> And I'd have thought the authorities would have some pretty good web crawler technology, so they can find all this stuff by themselves? Also, the DNS part only gets you the server, not the URL, so unless the site has an obvious name like dodgy-images.com how are they discerning content from DNS lookups?
So, to answer your question, this is how the system works (or at least used to). This is based on BT's Cleanfeed, which was the original implementation (and the one first misused to block torrents as well as child abuse material).
Lets assume example.com/fine is legal and above board but example.com/secret contains illegal content.
- You try to visit example.com
- Your browser does a DNS lookup for example.com, which is intercepted by your ISPs DNS servers
- The ISP uses the IWFs list, and finds example.com on there
- They return you A record 1.2.3.4
- Your browser connects to 1.2.3.4 which is a proxy run by your ISP, it accepts your request and checks the path against the IWF list
- If you were requesting /nice, your request is just proxied through to the true origin
- If you were requesting /secret your request is dropped, alarm bells rung etc
A few years back (fuck... 11 years back, it was 2008), this setup led to all UK users being blocked from editing Wikipedia. The reason was they were all originating from an IWF filter box because the IWF had decided that an album cover was "potentially" illegal. It's an old post, but I've got examples of other IWF fuckups on this page.

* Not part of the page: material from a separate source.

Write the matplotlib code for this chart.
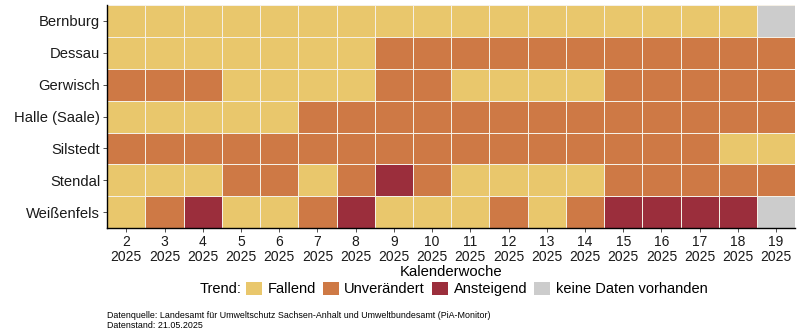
import matplotlib.pyplot as plt
import numpy as np
from matplotlib.colors import ListedColormap
from matplotlib.patches import Patch

plt.rcParams['font.family'] = ['Liberation Sans', 'DejaVu Sans']

standorte = ["Bernburg", "Dessau", "Gerwisch", "Halle (Saale)", "Silstedt", "Stendal", "Weißenfels"]
wochen = [str(w) for w in range(2, 20)]
jahr = "2025"

# F = Fallend, U = Unverändert, A = Ansteigend, N = keine Daten
trend_bernburg = list("FFFFFFFFFFFFFFFFFN")
trend_dessau = list("FFFFFFFUUUUUUUUUUU")
trend_gerwisch = list("UUUFFFFUUFFFFUUUUU")
trend_halle = list("FFFFFUUUUUUUUUUUUU")
trend_silstedt = list("UUUUUUUUUUUUUUUUFF")
trend_stendal = list("FFFUUFUAUFFFFUUUUU")
trend_weissenfels = list("FUAFFUAFFFUFUAAAAN")

kategorien = ["F", "U", "A", "N"]
labels = ["Fallend", "Unverändert", "Ansteigend", "keine Daten vorhanden"]
farben = ["#E9C76C", "#CE7945", "#9B2E3C", "#CCCCCC"]

trends = [trend_bernburg, trend_dessau, trend_gerwisch, trend_halle,
          trend_silstedt, trend_stendal, trend_weissenfels]
werte = np.array([[kategorien.index(t) for t in zeile] for zeile in trends])

fig = plt.figure(figsize=(8, 3.34), dpi=100)
ax = fig.add_axes([0.134, 0.317, 0.86, 0.668])

ax.pcolormesh(werte, cmap=ListedColormap(farben), vmin=-0.5, vmax=3.5,
              edgecolors="#F5F0E6", linewidth=0.6)
ax.set_xlim(0, len(wochen))
ax.set_ylim(len(standorte), 0)

ax.set_xticks(np.arange(len(wochen)) + 0.5)
ax.set_xticklabels([w + "\n" + jahr for w in wochen], fontsize=10, color="#1a1a1a", linespacing=1.05)
ax.set_yticks(np.arange(len(standorte)) + 0.5)
ax.set_yticklabels(standorte, fontsize=10.6, color="#1a1a1a")
ax.tick_params(length=3, width=0.6, color="#333333", pad=2)
ax.set_xlabel("Kalenderwoche", fontsize=10.7, labelpad=1)

for s in ["top", "right"]:
    ax.spines[s].set_visible(False)
for s in ["left", "bottom"]:
    ax.spines[s].set_linewidth(1.0)
    ax.spines[s].set_color("black")

handles = [Patch(facecolor=c, edgecolor="none") for c in farben]
fig.text(0.302, 0.135, "Trend:", fontsize=10.5, ha="right", va="center")
fig.legend(handles, labels, loc="center left", bbox_to_anchor=(0.308, 0.135), ncol=4,
           frameon=False, fontsize=10.5, handlelength=1.05, handleheight=1.05,
           handletextpad=0.4, columnspacing=0.5, borderpad=0, borderaxespad=0)

fig.text(0.134, 0.04, "Datenquelle: Landesamt für Umweltschutz Sachsen-Anhalt und Umweltbundesamt (PiA-Monitor)\nDatenstand: 21.05.2025",
         fontsize=6.4, ha="left", va="center", linespacing=1.1)

fig.savefig("out.png", dpi=100)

Things are obviously a bit harder nowadays, because HTTPS adoption has increased significantly. I can only assume they handle it the way they handle things like The Pirate Bay which is to block the entire domain (because they can't provide a valid cert for the domain and therefore can't see the paths being accessed). With things like Torrent sites, they appear to use DPI to check SNI too, in an attempt to try and catch users that aren't using their ISPs DNS servers.
Some ISPs, by the way, intercept UDP packets destined for 8.8.8.8 port 53 (and others) and redirect them to their own DNS servers, so simply configuring to use another DNS server isn't sufficient.